Required work
Which lines hold the word "React"? Show each of them.

Available data
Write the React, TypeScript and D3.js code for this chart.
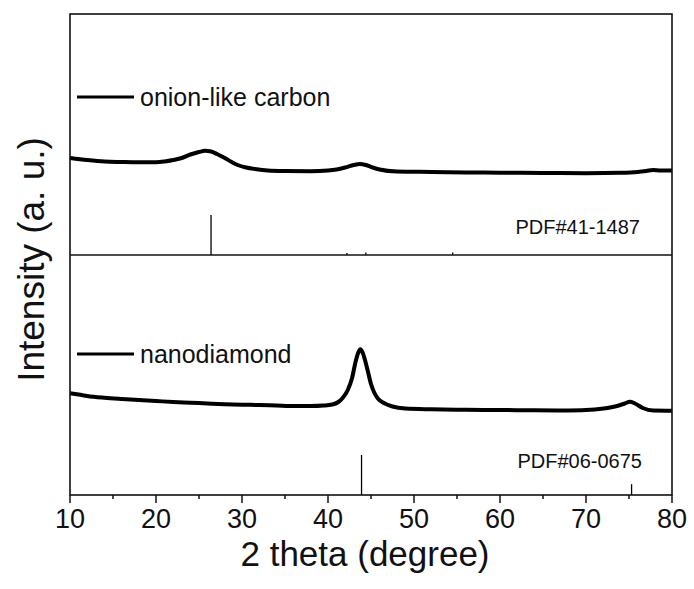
import React from "react";
import * as d3 from "d3";

// ---------- data ----------
const xTicks = [10, 20, 30, 40, 50, 60, 70, 80];
const xMinorTicks = [15, 25, 35, 45, 55, 65, 75];

// onion-like carbon pattern (2θ, intensity a.u.)
const onionTheta = [10, 12, 14, 16, 18, 20, 21, 22, 23, 24, 25, 25.7, 26.4, 27.1, 28, 28.8, 29.5, 30.5, 31.5, 33, 35, 38, 40, 41, 42, 43, 43.7, 44.4, 45.2, 46, 48, 52, 56, 60, 65, 70, 74, 76, 77, 77.8, 78.6, 80];
const onionInt = [97, 95, 93.5, 93, 92.7, 92.7, 93.5, 95, 97, 100.5, 103, 104.2, 103.5, 101, 97, 93, 90, 87.5, 86, 84.5, 84, 83.8, 84.5, 85.5, 87.5, 90, 91, 90, 87.5, 85.5, 83.5, 83, 82.5, 82.3, 82, 81.8, 82.2, 83, 84, 85, 84.6, 84.5];

// nanodiamond pattern (2θ, intensity a.u.)
const diamondTheta = [10, 11, 12, 14, 16, 18, 20, 22, 24, 26, 28, 30, 32, 34, 36, 38, 39.5, 40.5, 41.2, 41.7, 42.3, 42.8, 43.2, 43.5, 43.75, 44.0, 44.3, 44.6, 45.0, 45.4, 45.8, 46.5, 47.5, 49, 52, 56, 60, 64, 68, 71, 72.5, 73.6, 74.5, 75.1, 75.7, 76.6, 77.8, 80];
const diamondInt = [101.7, 100.5, 99, 97.2, 96, 95, 94, 93, 92.3, 91.5, 90.8, 90.3, 90, 89.5, 89, 89, 89.5, 90.5, 93, 97, 105, 117, 133, 142, 145.7, 143, 135, 125, 111, 102, 96.5, 92, 88.5, 86.5, 85.7, 85.2, 85, 84.7, 84.5, 85.5, 87, 89, 91.5, 93.3, 91.5, 87, 84.5, 84.3];

// reference patterns (position 2θ, relative intensity)
const graphitePos = [26.4, 42.2, 44.4, 54.5];
const graphiteRel = [100, 5, 6, 6];
const diamondPos = [43.9, 75.3];
const diamondRel = [100, 27];

const seriesLabels = ["onion-like carbon", "nanodiamond"];
const refLabels = ["PDF#41-1487", "PDF#06-0675"];

// ---------- layout ----------
const W = 694;
const H = 589;
const left = 70;
const right = 672;
const top = 14;
const mid = 255;
const bottom = 495;
const FONT = "'Liberation Sans', Arial, Helvetica, sans-serif";

export default function App() {
  const x = d3.scaleLinear().domain([10, 80]).range([left, right]);
  const yTop = d3.scaleLinear().domain([0, 241]).range([mid, top]);
  const yBot = d3.scaleLinear().domain([0, 240]).range([bottom, mid]);
  const stick = d3.scaleLinear().domain([0, 100]).range([0, 40]);

  const onionPts: [number, number][] = onionTheta.map((t, i) => [t, onionInt[i]]);
  const diaPts: [number, number][] = diamondTheta.map((t, i) => [t, diamondInt[i]]);

  const lineTop = d3
    .line<[number, number]>()
    .x((d) => x(d[0]))
    .y((d) => yTop(d[1]))
    .curve(d3.curveMonotoneX);
  const lineBot = d3
    .line<[number, number]>()
    .x((d) => x(d[0]))
    .y((d) => yBot(d[1]))
    .curve(d3.curveMonotoneX);

  return (
    <svg
      width={W}
      height={H}
      style={{ position: "absolute", left: 0, top: 0, background: "#fff" }}
      fontFamily={FONT}
    >
      <rect x={0} y={0} width={W} height={H} fill="#fff" />

      {/* curves */}
      <path d={lineTop(onionPts) || ""} fill="none" stroke="#000" strokeWidth={4} strokeLinejoin="round" />
      <path d={lineBot(diaPts) || ""} fill="none" stroke="#000" strokeWidth={4} strokeLinejoin="round" />

      {/* reference sticks */}
      {graphitePos.map((p, i) => (
        <line key={"g" + i} x1={x(p)} x2={x(p)} y1={mid} y2={mid - stick(graphiteRel[i])} stroke="#000" strokeWidth={1.3} />
      ))}
      {diamondPos.map((p, i) => (
        <line key={"d" + i} x1={x(p)} x2={x(p)} y1={bottom} y2={bottom - stick(diamondRel[i])} stroke="#000" strokeWidth={1.3} />
      ))}

      {/* frame */}
      <rect x={left} y={top} width={right - left} height={bottom - top} fill="none" stroke="#111" strokeWidth={1.6} />
      <line x1={left} x2={right} y1={mid} y2={mid} stroke="#111" strokeWidth={1.6} />

      {/* x ticks */}
      {xTicks.map((t) => (
        <g key={"t" + t}>
          <line x1={x(t)} x2={x(t)} y1={bottom} y2={bottom + 8} stroke="#111" strokeWidth={1.5} />
          <text x={x(t)} y={528} textAnchor="middle" fontSize={27} fill="#111">
            {t}
          </text>
        </g>
      ))}
      {xMinorTicks.map((t) => (
        <line key={"m" + t} x1={x(t)} x2={x(t)} y1={bottom} y2={bottom + 4} stroke="#111" strokeWidth={1.5} />
      ))}

      {/* axis titles */}
      <text x={(left + right) / 2 - 6} y={566} textAnchor="middle" fontSize={35} fill="#111">
        2 theta (degree)
      </text>
      <text
        transform={`translate(44, ${(top + bottom) / 2 + 5}) rotate(-90)`}
        textAnchor="middle"
        fontSize={37}
        fill="#111"
      >
        Intensity (a. u.)
      </text>

      {/* legends */}
      <line x1={77} x2={134} y1={97} y2={97} stroke="#000" strokeWidth={3} />
      <text x={140} y={106} fontSize={25} fill="#111">
        {seriesLabels[0]}
      </text>
      <line x1={77} x2={134} y1={354} y2={354} stroke="#000" strokeWidth={3} />
      <text x={140} y={363} fontSize={25} fill="#111">
        {seriesLabels[1]}
      </text>

      {/* reference labels */}
      <text x={640} y={234} textAnchor="end" fontSize={20} fill="#111">
        {refLabels[0]}
      </text>
      <text x={642} y={468} textAnchor="end" fontSize={20} fill="#111">
        {refLabels[1]}
      </text>
    </svg>
  );
}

Full output
Write the React, TypeScript and D3.js code for this chart.
import React from "react";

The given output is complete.